暴徒が襲っているのは、売り惜しみをしている米商や、貧乏人がふだんから不満を抱いている質屋や冨商である。どんな暴徒が大身幕臣や大名屋敷を襲うというのか。
情報不足によるおもいこみの所作を、江戸のドンキホーテに見立てた。46歳の一張前の武士がすることとはとてもおもえなかった。

しかも左金吾どのは、その節のふる舞いを後年、テレもせずに、他人へ吹聴しているのである。
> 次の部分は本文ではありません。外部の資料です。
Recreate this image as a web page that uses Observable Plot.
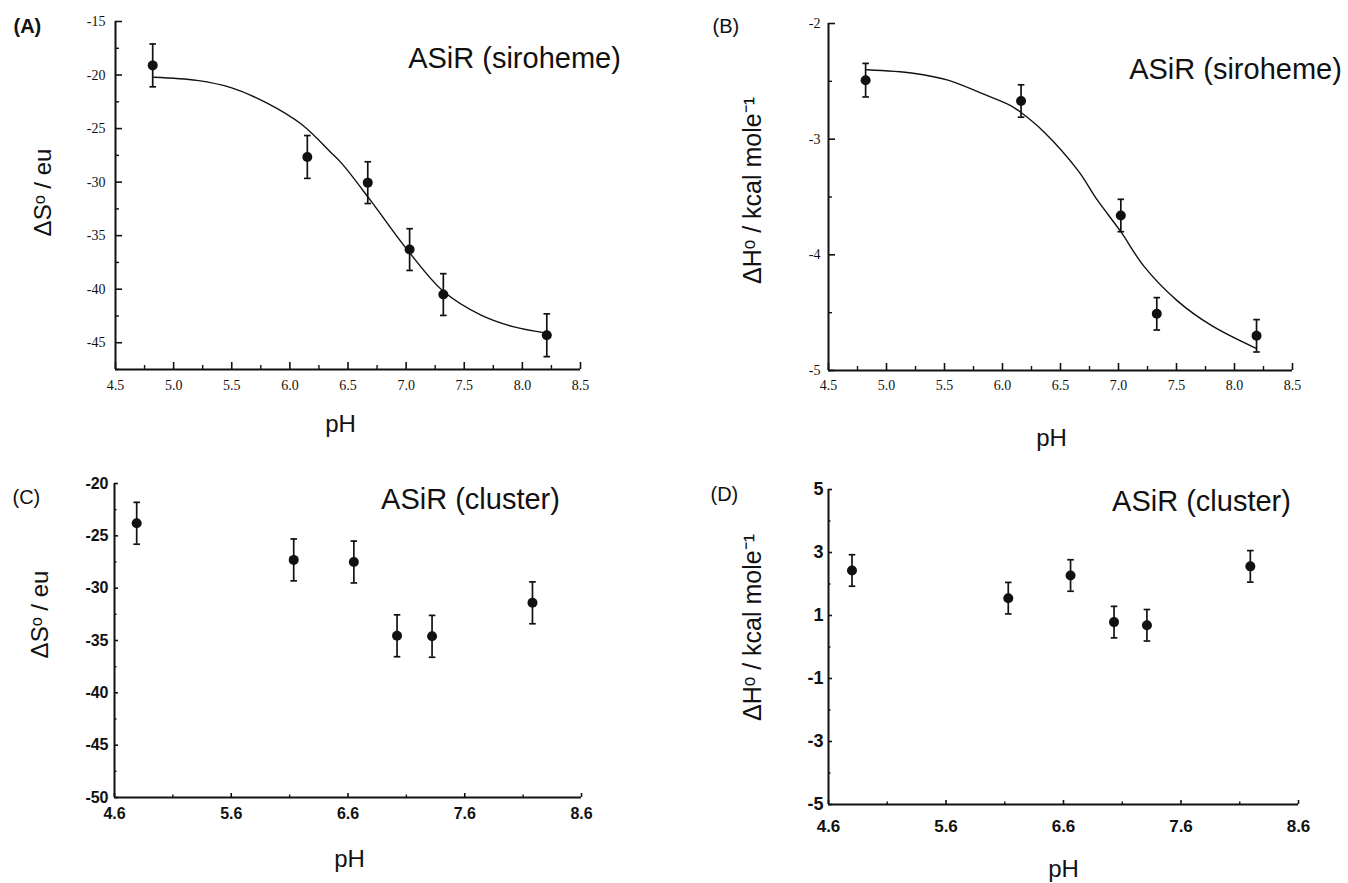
<!DOCTYPE html>
<html><head><meta charset="utf-8">
<script src="https://cdn.jsdelivr.net/npm/d3@7"></script>
<script src="https://cdn.jsdelivr.net/npm/@observablehq/plot@0.6"></script>
<style>
body{margin:0;background:#fff;}
#wrap{position:relative;width:1348px;height:883px;overflow:hidden;background:#fff;}
.panel{position:absolute;}
</style></head><body><div id="wrap"></div>
<script>
// ---------- Panel A: ΔS° (siroheme) ----------
const pHA = [4.82, 6.15, 6.67, 7.03, 7.32, 8.21];
const dSA = [-19.1, -27.65, -30.05, -36.3, -40.5, -44.3];
const errA = [2.0, 2.0, 1.95, 1.95, 1.95, 2.0];
const fitPHA = [4.83, 5.2, 5.5, 5.8, 6.1, 6.35, 6.45, 6.7, 7.03, 7.32, 7.64, 7.92, 8.21];
const fitA = [-20.2, -20.5, -21.2, -22.6, -24.6, -27.2, -28.3, -31.8, -36.6, -40.2, -42.4, -43.5, -44.1];
// ---------- Panel B: ΔH° (siroheme) ----------
const pHB = [4.82, 6.16, 7.02, 7.33, 8.19];
const dHB = [-2.49, -2.67, -3.66, -4.51, -4.70];
const errB = [0.145, 0.14, 0.14, 0.14, 0.14];
const fitPHB = [4.83, 5.23, 5.53, 5.81, 6.07, 6.16, 6.36, 6.65, 6.82, 7.02, 7.22, 7.51, 7.80, 8.19];
const fitB = [-2.40, -2.43, -2.49, -2.60, -2.71, -2.77, -2.94, -3.27, -3.53, -3.80, -4.10, -4.40, -4.61, -4.81];
// ---------- Panel C: ΔS° (cluster) ----------
const pHC = [4.79, 6.135, 6.65, 7.02, 7.32, 8.18];
const dSC = [-23.8, -27.3, -27.5, -34.55, -34.6, -31.4];
const errC = [2.0, 2.0, 2.0, 2.0, 2.0, 2.0];
// ---------- Panel D: ΔH° (cluster) ----------
const pHD = [4.80, 6.13, 6.66, 7.03, 7.31, 8.19];
const dHD = [2.43, 1.55, 2.27, 0.79, 0.69, 2.56];
const errD = [0.5, 0.5, 0.5, 0.5, 0.5, 0.5];

// ---------- ticks ----------
const ticksXAB = [4.5, 5.0, 5.5, 6.0, 6.5, 7.0, 7.5, 8.0, 8.5];
const minorXAB = [4.75, 5.25, 5.75, 6.25, 6.75, 7.25, 7.75, 8.25];
const ticksYA = [-45, -40, -35, -30, -25, -20, -15];
const minorYA = [-47.5, -42.5, -37.5, -32.5, -27.5, -22.5, -17.5];
const ticksYB = [-5, -4, -3, -2];
const minorYB = [-4.5, -3.5, -2.5];
const ticksXCD = [4.6, 5.6, 6.6, 7.6, 8.6];
const minorXCD = [5.1, 6.1, 7.1, 8.1];
const ticksYC = [-50, -45, -40, -35, -30, -25, -20];
const minorYC = [-47.5, -42.5, -37.5, -32.5, -27.5, -22.5];
const ticksYD = [-5, -3, -1, 1, 3, 5];
const minorYD = [-4, -2, 0, 2, 4];

// ---------- labels ----------
const titleSiroheme = "ASiR (siroheme)";
const titleCluster = "ASiR (cluster)";
const labelS = "ΔSᵒ / eu";
const labelH = "ΔHᵒ / kcal mole⁻¹";
const labelX = "pH";

const zip = (xs, ys, es) => xs.map((x, i) => ({x, y: ys[i], e: es[i]}));
const zipLine = (xs, ys) => xs.map((x, i) => ({x, y: ys[i]}));

const capSymbol = {
  draw(context, size) {
    const w = Math.sqrt(size / Math.PI);
    context.moveTo(-w, 0);
    context.lineTo(w, 0);
  }
};

const SANS = "'Liberation Sans', Arial, Helvetica, sans-serif";
const SERIF = "'Liberation Serif', 'Times New Roman', serif";
const INK = "#111";

function txt(s, o) {
  return Plot.text([s], Object.assign({text: d => d, frameAnchor: "top-left", fill: INK, fontFamily: SANS}, o));
}

function panel(c) {
  const pts = zip(c.px, c.py, c.pe);
  const marks = [
    Plot.ruleX([c.xDom[0]], {stroke: INK, strokeWidth: 2}),
    Plot.ruleY([c.yDom[0]], {stroke: INK, strokeWidth: 2}),
    // inward ticks: outward ticks shifted back inside the frame
    Plot.axisX({ticks: c.xMajor, tickSize: c.majorLen, dy: -c.majorLen, text: null, label: null, stroke: INK, strokeWidth: 1.6}),
    Plot.axisX({ticks: c.xMinor, tickSize: c.minorLen, dy: -c.minorLen, text: null, label: null, stroke: INK, strokeWidth: 1.4}),
    Plot.axisY({ticks: c.yMajor, tickSize: c.majorLen, dx: c.majorLen, text: null, label: null, stroke: INK, strokeWidth: 1.6}),
    Plot.axisY({ticks: c.yMinor, tickSize: c.minorLen, dx: c.minorLen, text: null, label: null, stroke: INK, strokeWidth: 1.4}),
    Plot.axisX({ticks: c.xMajor, tickSize: 0, tickPadding: c.xPad, label: null, tickFormat: c.xFmt,
      fontSize: c.xFont, fontFamily: c.tickFamily, fontWeight: c.tickWeight, fill: INK}),
    Plot.axisY({ticks: c.yMajor, tickSize: 0, tickPadding: c.yPad, label: null, tickFormat: c.yFmt,
      fontSize: c.yFont, fontFamily: c.tickFamily, fontWeight: c.tickWeight, fill: INK}),
  ];
  if (c.fit) marks.push(Plot.line(zipLine(c.fit[0], c.fit[1]), {x: "x", y: "y", curve: "catmull-rom", stroke: INK, strokeWidth: 1.4}));
  marks.push(
    Plot.ruleX(pts, {x: "x", y1: d => d.y - d.e, y2: d => d.y + d.e, stroke: INK, strokeWidth: 1.7}),
    Plot.dot(pts, {x: "x", y: d => d.y + d.e, symbol: capSymbol, r: 3.3, stroke: INK, strokeWidth: 1.7, fill: "none"}),
    Plot.dot(pts, {x: "x", y: d => d.y - d.e, symbol: capSymbol, r: 3.3, stroke: INK, strokeWidth: 1.7, fill: "none"}),
    Plot.dot(pts, {x: "x", y: "y", r: 5, fill: INK, stroke: "none"}),
    txt(c.letter, {dx: c.letterPos[0], dy: c.letterPos[1], fontSize: 20, textAnchor: "start", lineAnchor: "bottom", fontWeight: c.letterWeight || "normal"}),
    txt(c.title, {dx: c.titlePos[0], dy: c.titlePos[1], fontSize: 29, textAnchor: "middle", lineAnchor: "bottom"}),
    txt(c.yLabel, {dx: c.yLabelPos[0], dy: c.yLabelPos[1], fontSize: c.yLabelFont, rotate: -90, textAnchor: "middle", lineAnchor: "middle"}),
    txt(labelX, {dx: c.xLabelPos[0], dy: c.xLabelPos[1], fontSize: 24, textAnchor: "middle", lineAnchor: "bottom"})
  );
  const svg = Plot.plot({
    width: c.width, height: c.height,
    marginLeft: c.mL, marginRight: c.mR, marginTop: c.mT, marginBottom: c.mB,
    x: {domain: c.xDom},
    y: {domain: c.yDom},
    style: {background: "transparent", overflow: "visible", fontFamily: SANS},
    marks
  });
  const div = document.createElement("div");
  div.className = "panel";
  div.style.left = c.left + "px";
  div.style.top = c.top + "px";
  div.appendChild(svg);
  document.getElementById("wrap").appendChild(div);
}

const hy = d => String(d).replace("−", "-");
const f1 = d => d3.format(".1f")(d);

// Panel A
panel({
  left: 0, top: 0, width: 674, height: 441, mL: 115, mR: 94, mT: 21, mB: 72,
  xDom: [4.5, 8.5], yDom: [-47.5, -15],
  xMajor: ticksXAB, xMinor: minorXAB, yMajor: ticksYA, yMinor: minorYA,
  xFmt: f1, yFmt: hy, majorLen: 7, minorLen: 4, xPad: 11, yPad: 10,
  xFont: 14, yFont: 14, tickFamily: SERIF, tickWeight: "normal",
  px: pHA, py: dSA, pe: errA, fit: [fitPHA, fitA],
  letter: "(A)", letterPos: [-102, 11], letterWeight: "bold",
  title: titleSiroheme, titlePos: [399, 46],
  yLabel: labelS, yLabelPos: [-72, 171], yLabelFont: 24,
  xLabelPos: [225, 410]
});
// Panel B
panel({
  left: 674, top: 0, width: 674, height: 441, mL: 154, mR: 56, mT: 23, mB: 71,
  xDom: [4.5, 8.5], yDom: [-5, -2],
  xMajor: ticksXAB, xMinor: minorXAB, yMajor: ticksYB, yMinor: minorYB,
  xFmt: f1, yFmt: hy, majorLen: 7, minorLen: 4, xPad: 10, yPad: 8,
  xFont: 14, yFont: 14, tickFamily: SERIF, tickWeight: "normal",
  px: pHB, py: dHB, pe: errB, fit: [fitPHB, fitB],
  letter: "(B)", letterPos: [-116, 9],
  title: titleSiroheme, titlePos: [407, 55],
  yLabel: labelH, yLabelPos: [-76, 167], yLabelFont: 25,
  xLabelPos: [223, 422]
});
// Panel C
panel({
  left: 0, top: 441, width: 674, height: 442, mL: 114, mR: 93, mT: 42, mB: 86,
  xDom: [4.6, 8.6], yDom: [-50, -20],
  xMajor: ticksXCD, xMinor: minorXCD, yMajor: ticksYC, yMinor: minorYC,
  xFmt: f1, yFmt: hy, majorLen: 4, minorLen: 2.5, xPad: 10, yPad: 6,
  xFont: 16, yFont: 16, tickFamily: SANS, tickWeight: "bold",
  px: pHC, py: dSC, pe: errC, fit: null,
  letter: "(C)", letterPos: [-102, 20],
  title: titleCluster, titlePos: [356, 25],
  yLabel: labelS, yLabelPos: [-74, 131], yLabelFont: 24,
  xLabelPos: [235, 383]
});
// Panel D
panel({
  left: 674, top: 441, width: 674, height: 442, mL: 154, mR: 50, mT: 48, mB: 79,
  xDom: [4.6, 8.6], yDom: [-5, 5],
  xMajor: ticksXCD, xMinor: minorXCD, yMajor: ticksYD, yMinor: minorYD,
  xFmt: f1, yFmt: hy, majorLen: 4, minorLen: 2.5, xPad: 15, yPad: 5,
  xFont: 17, yFont: 18, tickFamily: SANS, tickWeight: "bold",
  px: pHD, py: dHD, pe: errD, fit: null,
  letter: "(D)", letterPos: [-118, 11],
  title: titleCluster, titlePos: [373, 21],
  yLabel: labelH, yLabelPos: [-76, 138], yLabelFont: 25,
  xLabelPos: [235, 387]
});
</script>
</body></html>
だからエピソードが記録となって残った。

こういうトンチンカンな思考に対し、為政の立場にある人たちは、家柄は家柄として、敬して遠ざける策をとった。
一度だけ、火事場見廻りという軽い役をふったが、これも1年半でそうそうにお役ご免とし、あとは無役のまま放っておいた。

ところが、養子とはいえ一族の松平定信が老中首座に就いたから、「わがとき至れり」とばかりに運動開始。
すなわち、「田沼派といえる長谷川平蔵を火盗改メ・本役に据えるのであれば、拙が相役となって、きやつめを看視しよう」と、定信に申し出た。

家柄派の定信一統とすれば、田沼色一掃は役方(やくかた 行政担当)にかぎり、仕置きにかかわりの薄い番方(ばんかた 武官系)は無視することにしていたのだ。

ちょっとやそっとで、他人の言を聞く仁ではないから、定信一統としても、「まあ、仕置き(政治)に深く関係する職務ではなし、好きにやらせておこう」と、異例の発令をした。
すなわち、火盗改メは先手組頭から選ばれるのがしきたりだから、左金吾を火盗改メ・助役(すけやく)に発令するには、まず、先手組頭に据えないといけない。

困ったことに、先手組頭は1500石格、左金吾の家は事情ありの2000石。下手をすると降格視されかねない。

そのことを左金吾へ質すと、「やむをえぬ。お仕置きを正すためには、あえて身を沈めよう」
どこまでも、芝居がかりだ。

つぶやき:
まあ、8000坪の屋敷を擁しているから、火盗改メに任じられても、仮牢や白洲を設けるには困るまい。